When Jesus began to speak plainly of the cross (Mark 8:31-33), his disciples could see no beauty in such talk. Peter (as one might expect) protested that such an outcome must never happen; he would not permit it! But he and the other disciples missed the beauty present in Jesus’ words—the promise that he would “after three days rise again” (v. 31). The beauty was lost amid the disturbing thought of the bleeding.
Like the disciples, we can become overwhelmed by the extent of brokenness and bleeding in our world. We see it manifested in so many ways, and in many cases the speed and intensity with which news events are covered in the media means that we are confronted hourly with the latest disaster. The circumstances that surround us—personally, nationally, and worldwide—can leave us reeling spiritually, and with a sense that the bleeding has gotten the upper hand.
What Really Happened
And so it seemed when Jesus’ body hung lifeless from the cross. The impact of this on his followers must have been devastating beyond words. But while the Jewish leaders figured they had overpowered their enemy at the cross, in reality God was overpowering his enemy.
The cross was God’s means of destroying and dethroning Satan, of reversing the curse of sin. Jesus “shared in [our] humanity so that by his death he might destroy him who holds the power of death—that is, the devil—and free those who all their lives were held in slavery by their fear of death” (Hebrews 2:14, 15, NIV 1984).
The cross did not represent the unfortunate death of a good man. It marked the accomplishment of “God’s set purpose and foreknowledge” (Acts 2:23) and meant “God was reconciling the world to himself in Christ” (2 Corinthians 5:19). That God would use something so hideous—so closely tied to bleeding—to achieve beauty is captured in the memorable line from George Bennard’s classic hymn “The Old Rugged Cross.”

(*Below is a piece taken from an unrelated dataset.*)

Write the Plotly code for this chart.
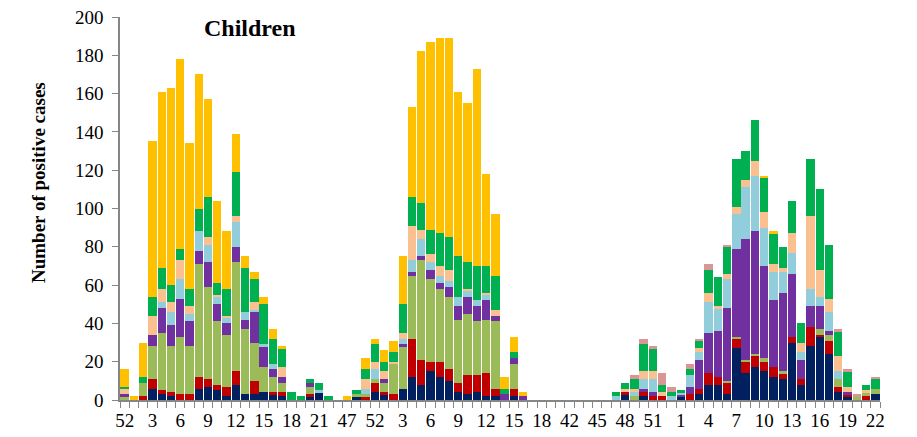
import plotly.graph_objects as go

# Week label for every bar (82 bars over three seasons)
weeks = (["52"] + [str(w) for w in range(1, 23)]
         + ["23", "47", "49", "51", "52"] + [str(w) for w in range(1, 21)]
         + [str(w) for w in range(42, 54)] + [str(w) for w in range(1, 23)])

navy = [0, 0, 0, 6, 3, 2, 0, 0, 6, 7,
        5, 2, 8, 3, 3, 4, 3, 2, 0, 0,
        2, 4, 0, 0, 0, 2, 0, 4, 3, 0,
        6, 12, 8, 15, 12, 10, 4, 3, 4, 2,
        2, 0, 2, 0, 0, 0, 0, 0, 0, 0,
        0, 0, 0, 0, 3, 0, 2, 0, 0, 0,
        2, 0, 3, 8, 8, 3, 27, 14, 17, 15,
        12, 11, 30, 8, 28, 33, 24, 4, 2, 0,
        0, 3]
red = [0, 0, 2, 5, 2, 2, 3, 3, 6, 4,
       3, 5, 7, 0, 7, 0, 1, 2, 0, 0,
       1, 0, 0, 0, 0, 0, 2, 5, 1, 3,
       0, 20, 13, 5, 8, 6, 5, 10, 9, 12,
       4, 0, 4, 0, 0, 0, 0, 0, 0, 0,
       0, 0, 0, 0, 1, 0, 2, 2, 2, 0,
       0, 3, 3, 6, 4, 6, 5, 6, 6, 5,
       5, 3, 3, 3, 10, 1, 7, 3, 1, 0,
       2, 0]
olive = [2, 0, 7, 17, 30, 24, 30, 25, 59, 48,
         33, 27, 57, 34, 20, 13, 8, 5, 0, 0,
         4, 0, 0, 0, 0, 1, 1, 2, 5, 16,
         22, 33, 52, 43, 38, 38, 33, 32, 28, 28,
         35, 0, 13, 0, 0, 0, 0, 0, 0, 0,
         0, 0, 0, 0, 0, 2, 0, 0, 0, 0,
         0, 0, 0, 0, 0, 1, 1, 1, 1, 2,
         0, 1, 0, 0, 0, 3, 3, 4, 0, 2,
         2, 3]
purple = [1, 0, 0, 6, 13, 11, 20, 13, 7, 13,
          9, 6, 8, 5, 16, 11, 4, 3, 0, 0,
          2, 0, 0, 0, 0, 0, 0, 0, 2, 0,
          1, 2, 2, 5, 3, 5, 7, 9, 8, 10,
          3, 3, 3, 2, 0, 0, 0, 0, 0, 0,
          0, 0, 0, 0, 0, 0, 2, 2, 0, 0,
          1, 4, 15, 21, 24, 38, 46, 63, 64, 48,
          35, 41, 33, 10, 11, 12, 2, 0, 1, 0,
          0, 0]
lightblue = [0, 0, 0, 0, 3, 7, 10, 4, 10, 9,
             4, 3, 13, 4, 1, 1, 3, 0, 0, 0,
             0, 1, 0, 0, 0, 0, 3, 5, 0, 0,
             3, 6, 9, 4, 4, 3, 5, 3, 3, 3,
             0, 0, 0, 0, 0, 0, 0, 0, 0, 0,
             0, 0, 0, 2, 0, 2, 5, 7, 0, 2,
             1, 6, 4, 16, 12, 15, 18, 27, 29, 20,
             15, 11, 11, 4, 9, 5, 10, 4, 0, 0,
             0, 0]
peach = [3, 0, 0, 10, 7, 5, 10, 4, 0, 4,
         1, 1, 3, 0, 4, 0, 0, 5, 0, 0,
         0, 0, 0, 0, 0, 0, 5, 4, 4, 1,
         3, 18, 5, 4, 5, 6, 0, 1, 0, 1,
         3, 0, 0, 0, 0, 0, 0, 0, 0, 0,
         0, 0, 0, 0, 2, 2, 4, 4, 2, 0,
         0, 0, 2, 5, 1, 3, 4, 4, 8, 8,
         4, 2, 10, 5, 38, 14, 7, 8, 3, 0,
         1, 0]
green = [1, 0, 3, 10, 11, 9, 6, 9, 12, 21,
         6, 14, 23, 23, 12, 21, 13, 10, 4, 2,
         2, 4, 2, 0, 0, 2, 5, 9, 5, 5,
         15, 15, 14, 13, 17, 17, 21, 14, 18, 14,
         18, 3, 3, 0, 0, 0, 0, 0, 0, 0,
         0, 0, 0, 2, 3, 5, 14, 12, 4, 2,
         1, 3, 4, 12, 15, 14, 25, 15, 21, 18,
         16, 11, 17, 10, 30, 42, 28, 13, 8, 0,
         3, 5]
gold = [9, 2, 18, 81, 92, 103, 99, 76, 70, 51,
        43, 30, 20, 6, 4, 4, 5, 1, 0, 0,
        0, 0, 0, 0, 2, 0, 6, 3, 6, 6,
        25, 47, 79, 98, 102, 104, 86, 83, 103, 48,
        32, 6, 8, 2, 0, 0, 0, 0, 0, 0,
        0, 0, 0, 0, 0, 0, 0, 0, 0, 0,
        0, 0, 0, 0, 0, 0, 0, 0, 0, 1,
        1, 0, 0, 0, 0, 0, 0, 0, 0, 0,
        0, 0]
pink = [0] * 50 + [0, 0, 0, 0, 0, 2, 3, 1, 6, 3,
                   0, 3, 1, 3, 0, 1, 0, 0, 0, 0,
                   0, 0, 0, 0, 0, 0, 0, 1, 1, 1,
                   0, 1]

series = [
    ("Series 1", navy, "#002060"),
    ("Series 2", red, "#C00000"),
    ("Series 3", olive, "#9BBB59"),
    ("Series 4", purple, "#7030A0"),
    ("Series 5", lightblue, "#92CDDC"),
    ("Series 6", peach, "#FAC090"),
    ("Series 7", green, "#00B050"),
    ("Series 8", gold, "#FFC000"),
    ("Series 9", pink, "#D99694"),
]

x = list(range(len(weeks)))
fig = go.Figure()
for name, vals, color in series:
    fig.add_trace(go.Bar(
        x=x, y=vals, name=name, customdata=weeks,
        marker=dict(color=color, line=dict(width=0)),
        hovertemplate="Week %{customdata}<br>%{y}<extra>" + name + "</extra>",
    ))

axis_col = "#868686"
fig.update_layout(
    barmode="stack", bargap=0.1,
    width=909, height=429,
    margin=dict(l=112, r=37, t=9, b=37, autoexpand=False),
    plot_bgcolor="white", paper_bgcolor="white",
    showlegend=False,
    font=dict(family="Liberation Serif", size=19, color="black"),
)
fig.update_xaxes(
    range=[-0.5, len(weeks) - 0.5], automargin=False,
    tickmode="array", tickvals=x[::3], ticktext=weeks[::3],
    ticks="", showline=True, linecolor=axis_col, linewidth=1.5,
    showgrid=False, zeroline=False, ticklabeloverflow="allow",
    ticklabelstandoff=2,
    tickfont=dict(size=19),
    minor=dict(ticks="outside", tickmode="linear", tick0=-0.5, dtick=1,
               ticklen=6, tickwidth=1.2, tickcolor=axis_col, showgrid=False),
)
fig.update_yaxes(
    range=[0, 200], dtick=20, ticks="outside", ticklen=6, tickwidth=1.2,
    automargin=False, ticklabeloverflow="allow", ticklabelstandoff=5,
    tickcolor=axis_col, showline=True, linecolor=axis_col, linewidth=1.5,
    showgrid=False, zeroline=False, tickfont=dict(size=19),
)
fig.add_annotation(
    text="<b>Number of positive cases</b>", textangle=-90,
    xref="paper", yref="paper", x=-0.108, y=0.569,
    xanchor="center", yanchor="middle",
    showarrow=False, font=dict(size=19, family="Liberation Serif"),
)
fig.add_annotation(
    text="<b>Children</b>",
    xref="paper", yref="paper", x=0.171, y=0.971,
    xanchor="center", yanchor="middle",
    showarrow=False, font=dict(size=24, family="Liberation Serif"),
)

fig.write_html("out.html")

In the old rugged cross, stained with blood so divine,
A wondrous beauty I see;
For ‘twas on that old cross Jesus suffered and died,
To pardon and sanctify me.
The Final Victory
Easter Sunday signals for all followers of Jesus the indisputable, irreversible victory of beauty over bleeding. The empty tomb of Jesus shouts clearly: death has met its match. Death, so brutal, devastating, unfair, and evil, is beaten.

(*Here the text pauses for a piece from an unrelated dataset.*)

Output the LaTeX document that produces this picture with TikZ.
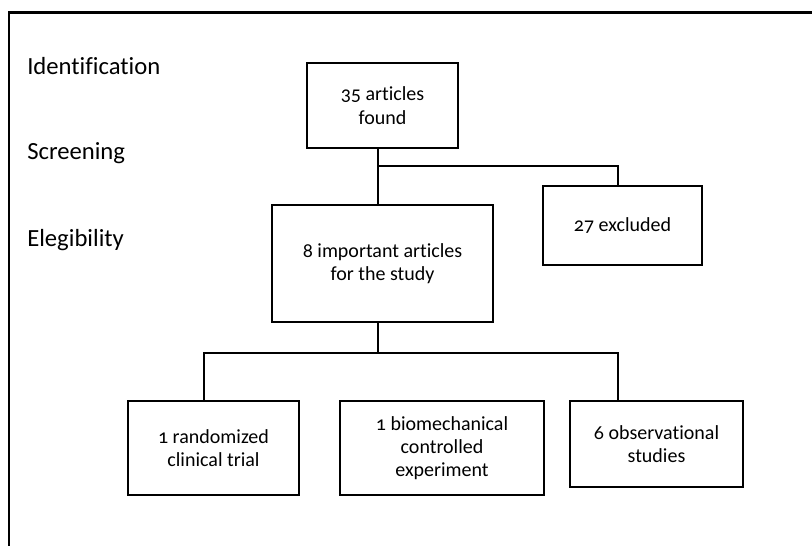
\documentclass[tikz,border=0pt]{standalone}
\usepackage{fontspec}
\setmainfont{Carlito}[RawFeature=-liga]
\newfontfamily\boxfont[Numbers=OldStyle,RawFeature=-liga]{Carlito}
\tikzset{
	stage/.style={anchor=west,inner sep=0pt,font=\fontsize{18.5}{22}\selectfont},
	box/.style={draw,line width=1.1pt,align=center,inner sep=0pt,
		font=\boxfont\fontsize{15}{17.5}\selectfont},
	link/.style={line width=1.1pt}
}
\begin{document}
\begin{tikzpicture}[x=0.75pt,y=-0.75pt]
		\useasboundingbox (0,0) rectangle (812,546);
		\draw[line width=1.6pt] (812,12.5) -- (9,12.5) -- (9,546);

		\node[stage] (ident) at (27,66) {Identification};
		\node[stage] (screen) at (27,153) {Screening};
		\node[stage] (elig) at (27,240) {Elegibility};

		\node[box,minimum width=151*0.75pt,minimum height=85*0.75pt] (found) at (382.5,105.5) {35 articles\\found};
		\node[box,minimum width=159*0.75pt,minimum height=79*0.75pt] (excl) at (622.5,225.5) {27 excluded};
		\node[box,minimum width=221*0.75pt,minimum height=117*0.75pt] (imp) at (382.5,263.5) {8 important articles\\for the study};
		\node[box,minimum width=171*0.75pt,minimum height=94*0.75pt] (rct) at (213.5,448) {1 randomized\\clinical trial};
		\node[box,minimum width=204*0.75pt,minimum height=94*0.75pt] (bio) at (442,448) {1 biomechanical\\controlled\\experiment};
		\node[box,minimum width=173*0.75pt,minimum height=86*0.75pt] (obs) at (656.5,444) {6 observational\\studies};

		% branch points
		\coordinate (b1) at (378,166);
		\coordinate (b2) at (378,353);
		\draw[link] (found.south -| b1) -- (imp.north -| b1);
		\draw[link] (b1) -| ([xshift=-4.5*0.75pt]excl.north);
		\draw[link] (imp.south -| b2) -- (b2);
		\draw[link] (rct.north -| 204,0) |- (b2) -| ([xshift=-38.5*0.75pt]obs.north);
	\end{tikzpicture}
\end{document}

Revelation 5 records a portion of John’s glimpse into the heavenly realms. There he sees before him a Lamb with another “odd couple” of adjectives used to describe it: “slain, standing” (v. 6). This of course is the Lamb of God, who has been slain for the sins of the world yet stands triumphant. Consider the words “slain, standing” as the equivalent of “bleeding and beautiful.” For in the New Jerusalem, the “Holy City” that John saw “coming down out of heaven from God, prepared as a bride beautifully dressed for her husband” (Revelation 21:2), bleeding will not have the final word.
Beauty will.
Dr. Doug Redford is a freelance writer and Professor of Old Testament at Cincinnati Christian University, Cincinnati, Ohio.
Savoring Contrast
Hymns and songs about Christ’s sacrifice are filled with poetic, “bleeding and beautiful” images.

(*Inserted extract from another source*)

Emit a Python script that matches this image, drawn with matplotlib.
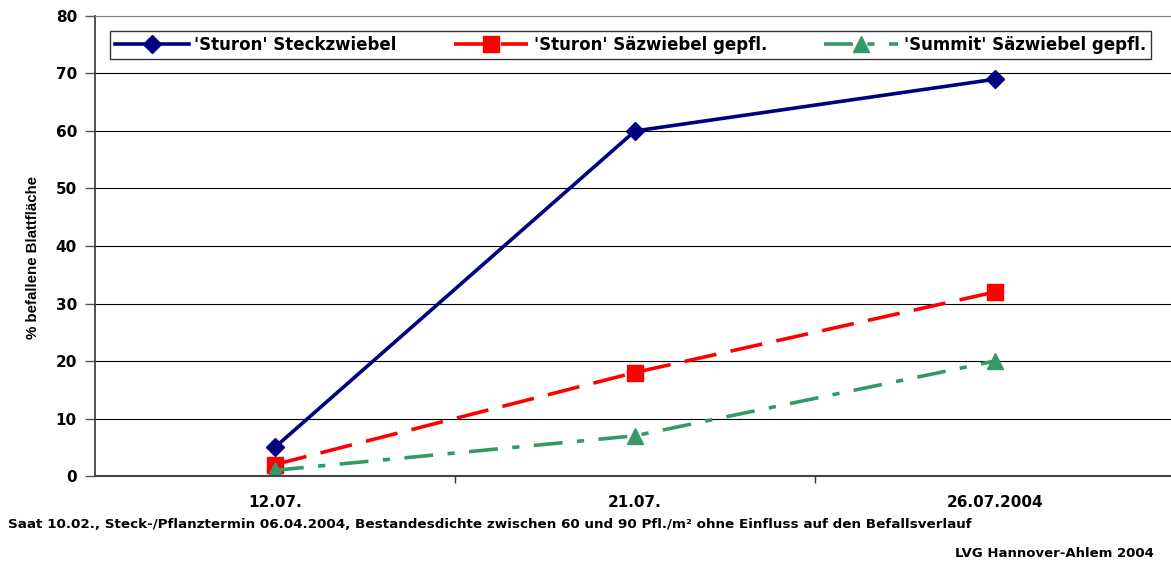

• Grab a hymnal (or check out some Easter hymns at www.hymnlyrics.org/easterhymns.html) or listen to your favorite worship songs.
• Look for phrases that present contrasts in the gospel and in Christ’s sacrifice.
• Write the words and sentences in a place where you can come back to them.
• Read through the list, a few items at a time, over the next several days.
• Pray that God will deepen your understanding of who he is through these images of contrast.